⟨

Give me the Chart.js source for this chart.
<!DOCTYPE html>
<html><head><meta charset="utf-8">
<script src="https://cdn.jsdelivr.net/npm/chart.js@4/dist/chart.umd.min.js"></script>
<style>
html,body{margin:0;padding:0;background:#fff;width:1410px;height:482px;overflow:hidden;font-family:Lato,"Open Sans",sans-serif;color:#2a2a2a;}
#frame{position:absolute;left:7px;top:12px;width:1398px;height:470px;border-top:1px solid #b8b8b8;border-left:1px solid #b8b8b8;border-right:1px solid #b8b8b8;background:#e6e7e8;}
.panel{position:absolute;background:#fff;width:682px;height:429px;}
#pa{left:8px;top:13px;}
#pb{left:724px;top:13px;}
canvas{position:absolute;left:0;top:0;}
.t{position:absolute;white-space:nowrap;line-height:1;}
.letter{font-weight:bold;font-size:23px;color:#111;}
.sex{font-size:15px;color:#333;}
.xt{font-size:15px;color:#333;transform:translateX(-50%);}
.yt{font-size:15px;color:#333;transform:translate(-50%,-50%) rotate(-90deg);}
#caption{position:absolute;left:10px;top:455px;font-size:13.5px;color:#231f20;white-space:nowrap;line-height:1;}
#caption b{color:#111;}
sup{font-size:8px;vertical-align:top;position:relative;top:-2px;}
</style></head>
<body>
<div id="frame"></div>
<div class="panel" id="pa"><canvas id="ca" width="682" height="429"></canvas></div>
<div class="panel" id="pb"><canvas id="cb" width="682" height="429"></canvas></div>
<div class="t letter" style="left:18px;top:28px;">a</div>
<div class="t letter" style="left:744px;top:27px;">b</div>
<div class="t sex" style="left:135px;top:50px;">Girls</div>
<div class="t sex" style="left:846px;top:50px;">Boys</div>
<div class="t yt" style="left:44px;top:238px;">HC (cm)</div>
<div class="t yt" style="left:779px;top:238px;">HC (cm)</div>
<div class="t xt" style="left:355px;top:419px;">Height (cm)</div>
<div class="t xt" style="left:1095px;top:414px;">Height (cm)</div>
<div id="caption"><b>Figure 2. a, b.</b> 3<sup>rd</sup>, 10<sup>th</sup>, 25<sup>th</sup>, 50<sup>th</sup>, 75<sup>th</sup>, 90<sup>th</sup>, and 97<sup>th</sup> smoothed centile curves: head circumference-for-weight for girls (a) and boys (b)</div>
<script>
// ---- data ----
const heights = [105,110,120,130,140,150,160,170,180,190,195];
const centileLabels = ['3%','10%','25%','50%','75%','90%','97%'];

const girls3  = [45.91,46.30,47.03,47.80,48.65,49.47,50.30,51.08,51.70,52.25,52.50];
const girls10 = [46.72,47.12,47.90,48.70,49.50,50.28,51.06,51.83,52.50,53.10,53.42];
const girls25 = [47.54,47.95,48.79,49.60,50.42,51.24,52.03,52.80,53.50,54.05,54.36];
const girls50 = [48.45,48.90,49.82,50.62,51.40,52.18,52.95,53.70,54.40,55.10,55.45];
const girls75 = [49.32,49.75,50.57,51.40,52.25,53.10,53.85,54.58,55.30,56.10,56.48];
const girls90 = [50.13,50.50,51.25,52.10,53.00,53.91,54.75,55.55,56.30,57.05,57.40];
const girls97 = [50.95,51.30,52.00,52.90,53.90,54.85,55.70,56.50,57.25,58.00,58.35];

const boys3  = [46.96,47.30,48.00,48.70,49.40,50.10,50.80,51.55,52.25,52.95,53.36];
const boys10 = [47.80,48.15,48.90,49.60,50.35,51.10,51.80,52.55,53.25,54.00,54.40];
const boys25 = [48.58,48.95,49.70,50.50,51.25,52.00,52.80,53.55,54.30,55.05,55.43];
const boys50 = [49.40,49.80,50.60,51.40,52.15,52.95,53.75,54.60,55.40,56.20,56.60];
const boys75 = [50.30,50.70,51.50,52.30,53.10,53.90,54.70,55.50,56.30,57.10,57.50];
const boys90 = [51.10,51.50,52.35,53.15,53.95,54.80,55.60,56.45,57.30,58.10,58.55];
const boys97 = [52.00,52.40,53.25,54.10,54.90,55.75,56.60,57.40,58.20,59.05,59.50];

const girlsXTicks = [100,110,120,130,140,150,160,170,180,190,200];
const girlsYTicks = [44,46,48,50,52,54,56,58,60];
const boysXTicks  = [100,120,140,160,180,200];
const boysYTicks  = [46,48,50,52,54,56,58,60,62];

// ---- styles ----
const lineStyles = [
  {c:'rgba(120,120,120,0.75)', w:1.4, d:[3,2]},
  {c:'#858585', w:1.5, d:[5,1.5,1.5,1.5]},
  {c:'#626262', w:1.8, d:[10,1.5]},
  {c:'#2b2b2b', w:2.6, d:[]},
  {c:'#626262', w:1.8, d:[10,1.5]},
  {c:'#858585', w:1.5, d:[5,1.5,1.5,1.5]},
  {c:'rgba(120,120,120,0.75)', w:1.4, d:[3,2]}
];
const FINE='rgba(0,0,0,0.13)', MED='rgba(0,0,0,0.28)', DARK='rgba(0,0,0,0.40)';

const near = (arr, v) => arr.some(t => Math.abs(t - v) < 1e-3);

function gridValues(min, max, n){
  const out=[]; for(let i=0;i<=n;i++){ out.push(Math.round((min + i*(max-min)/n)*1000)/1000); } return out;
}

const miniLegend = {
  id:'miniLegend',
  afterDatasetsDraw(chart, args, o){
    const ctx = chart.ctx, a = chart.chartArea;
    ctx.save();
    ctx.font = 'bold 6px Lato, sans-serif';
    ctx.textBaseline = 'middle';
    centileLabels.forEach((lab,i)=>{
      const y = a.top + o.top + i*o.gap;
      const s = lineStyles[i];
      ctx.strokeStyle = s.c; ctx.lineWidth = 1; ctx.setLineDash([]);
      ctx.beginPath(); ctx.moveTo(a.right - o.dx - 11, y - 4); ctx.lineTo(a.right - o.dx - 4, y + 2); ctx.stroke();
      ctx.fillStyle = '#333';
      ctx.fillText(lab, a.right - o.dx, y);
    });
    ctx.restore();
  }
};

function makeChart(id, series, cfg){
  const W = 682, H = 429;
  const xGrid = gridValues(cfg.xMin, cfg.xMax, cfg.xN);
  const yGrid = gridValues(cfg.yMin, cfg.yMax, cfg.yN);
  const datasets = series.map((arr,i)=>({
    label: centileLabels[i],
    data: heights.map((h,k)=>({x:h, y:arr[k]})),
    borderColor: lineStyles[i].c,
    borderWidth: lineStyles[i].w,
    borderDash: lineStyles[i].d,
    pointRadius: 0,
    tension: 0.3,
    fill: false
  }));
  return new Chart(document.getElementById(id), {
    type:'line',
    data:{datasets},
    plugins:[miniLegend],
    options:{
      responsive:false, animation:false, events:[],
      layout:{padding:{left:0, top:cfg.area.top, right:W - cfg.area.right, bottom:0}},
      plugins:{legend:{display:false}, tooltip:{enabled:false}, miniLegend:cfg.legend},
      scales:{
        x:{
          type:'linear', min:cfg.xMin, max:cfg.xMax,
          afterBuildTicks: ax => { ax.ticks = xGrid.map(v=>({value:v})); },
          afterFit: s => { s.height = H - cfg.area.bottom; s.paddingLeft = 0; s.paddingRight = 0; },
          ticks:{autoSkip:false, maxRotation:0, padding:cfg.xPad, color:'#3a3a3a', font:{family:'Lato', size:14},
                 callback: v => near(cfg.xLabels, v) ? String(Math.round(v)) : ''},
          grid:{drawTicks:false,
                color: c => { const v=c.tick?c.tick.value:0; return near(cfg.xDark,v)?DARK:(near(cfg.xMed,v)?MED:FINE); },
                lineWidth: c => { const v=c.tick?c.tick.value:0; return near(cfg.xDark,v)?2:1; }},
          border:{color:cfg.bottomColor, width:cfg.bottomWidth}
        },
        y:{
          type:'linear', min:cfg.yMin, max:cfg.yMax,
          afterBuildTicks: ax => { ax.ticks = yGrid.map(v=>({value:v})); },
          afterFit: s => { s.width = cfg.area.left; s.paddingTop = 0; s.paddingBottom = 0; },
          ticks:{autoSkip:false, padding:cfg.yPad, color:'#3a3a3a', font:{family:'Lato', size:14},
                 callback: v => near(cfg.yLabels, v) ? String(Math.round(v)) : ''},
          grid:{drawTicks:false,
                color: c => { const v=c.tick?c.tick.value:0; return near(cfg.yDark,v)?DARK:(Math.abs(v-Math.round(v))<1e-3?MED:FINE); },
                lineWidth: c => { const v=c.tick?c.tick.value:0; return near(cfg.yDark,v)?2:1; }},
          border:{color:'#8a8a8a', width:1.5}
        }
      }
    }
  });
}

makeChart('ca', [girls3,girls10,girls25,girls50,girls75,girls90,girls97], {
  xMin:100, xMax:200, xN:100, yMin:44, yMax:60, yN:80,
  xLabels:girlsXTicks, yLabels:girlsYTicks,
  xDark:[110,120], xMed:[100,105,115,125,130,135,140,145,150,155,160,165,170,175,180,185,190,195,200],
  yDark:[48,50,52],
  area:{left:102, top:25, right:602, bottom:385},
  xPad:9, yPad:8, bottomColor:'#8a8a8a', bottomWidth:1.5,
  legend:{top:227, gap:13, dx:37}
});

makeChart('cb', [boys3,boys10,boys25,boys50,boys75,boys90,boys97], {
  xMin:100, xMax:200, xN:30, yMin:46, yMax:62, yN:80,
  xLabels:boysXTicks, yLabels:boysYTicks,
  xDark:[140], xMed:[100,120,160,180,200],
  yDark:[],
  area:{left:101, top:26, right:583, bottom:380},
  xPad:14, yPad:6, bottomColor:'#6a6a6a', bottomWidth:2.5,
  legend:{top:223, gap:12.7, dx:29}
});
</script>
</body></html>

⟩

**Your goal:** Lines from the start of the material above through the line containing "centileLabels = ['3%','10%','25%','50%','75%','90%','97%'];" are to be duplicated exactly, and only those.

**Full output:**
Give me the Chart.js source for this chart.
<!DOCTYPE html>
<html><head><meta charset="utf-8">
<script src="https://cdn.jsdelivr.net/npm/chart.js@4/dist/chart.umd.min.js"></script>
<style>
html,body{margin:0;padding:0;background:#fff;width:1410px;height:482px;overflow:hidden;font-family:Lato,"Open Sans",sans-serif;color:#2a2a2a;}
#frame{position:absolute;left:7px;top:12px;width:1398px;height:470px;border-top:1px solid #b8b8b8;border-left:1px solid #b8b8b8;border-right:1px solid #b8b8b8;background:#e6e7e8;}
.panel{position:absolute;background:#fff;width:682px;height:429px;}
#pa{left:8px;top:13px;}
#pb{left:724px;top:13px;}
canvas{position:absolute;left:0;top:0;}
.t{position:absolute;white-space:nowrap;line-height:1;}
.letter{font-weight:bold;font-size:23px;color:#111;}
.sex{font-size:15px;color:#333;}
.xt{font-size:15px;color:#333;transform:translateX(-50%);}
.yt{font-size:15px;color:#333;transform:translate(-50%,-50%) rotate(-90deg);}
#caption{position:absolute;left:10px;top:455px;font-size:13.5px;color:#231f20;white-space:nowrap;line-height:1;}
#caption b{color:#111;}
sup{font-size:8px;vertical-align:top;position:relative;top:-2px;}
</style></head>
<body>
<div id="frame"></div>
<div class="panel" id="pa"><canvas id="ca" width="682" height="429"></canvas></div>
<div class="panel" id="pb"><canvas id="cb" width="682" height="429"></canvas></div>
<div class="t letter" style="left:18px;top:28px;">a</div>
<div class="t letter" style="left:744px;top:27px;">b</div>
<div class="t sex" style="left:135px;top:50px;">Girls</div>
<div class="t sex" style="left:846px;top:50px;">Boys</div>
<div class="t yt" style="left:44px;top:238px;">HC (cm)</div>
<div class="t yt" style="left:779px;top:238px;">HC (cm)</div>
<div class="t xt" style="left:355px;top:419px;">Height (cm)</div>
<div class="t xt" style="left:1095px;top:414px;">Height (cm)</div>
<div id="caption"><b>Figure 2. a, b.</b> 3<sup>rd</sup>, 10<sup>th</sup>, 25<sup>th</sup>, 50<sup>th</sup>, 75<sup>th</sup>, 90<sup>th</sup>, and 97<sup>th</sup> smoothed centile curves: head circumference-for-weight for girls (a) and boys (b)</div>
<script>
// ---- data ----
const heights = [105,110,120,130,140,150,160,170,180,190,195];
const centileLabels = ['3%','10%','25%','50%','75%','90%','97%'];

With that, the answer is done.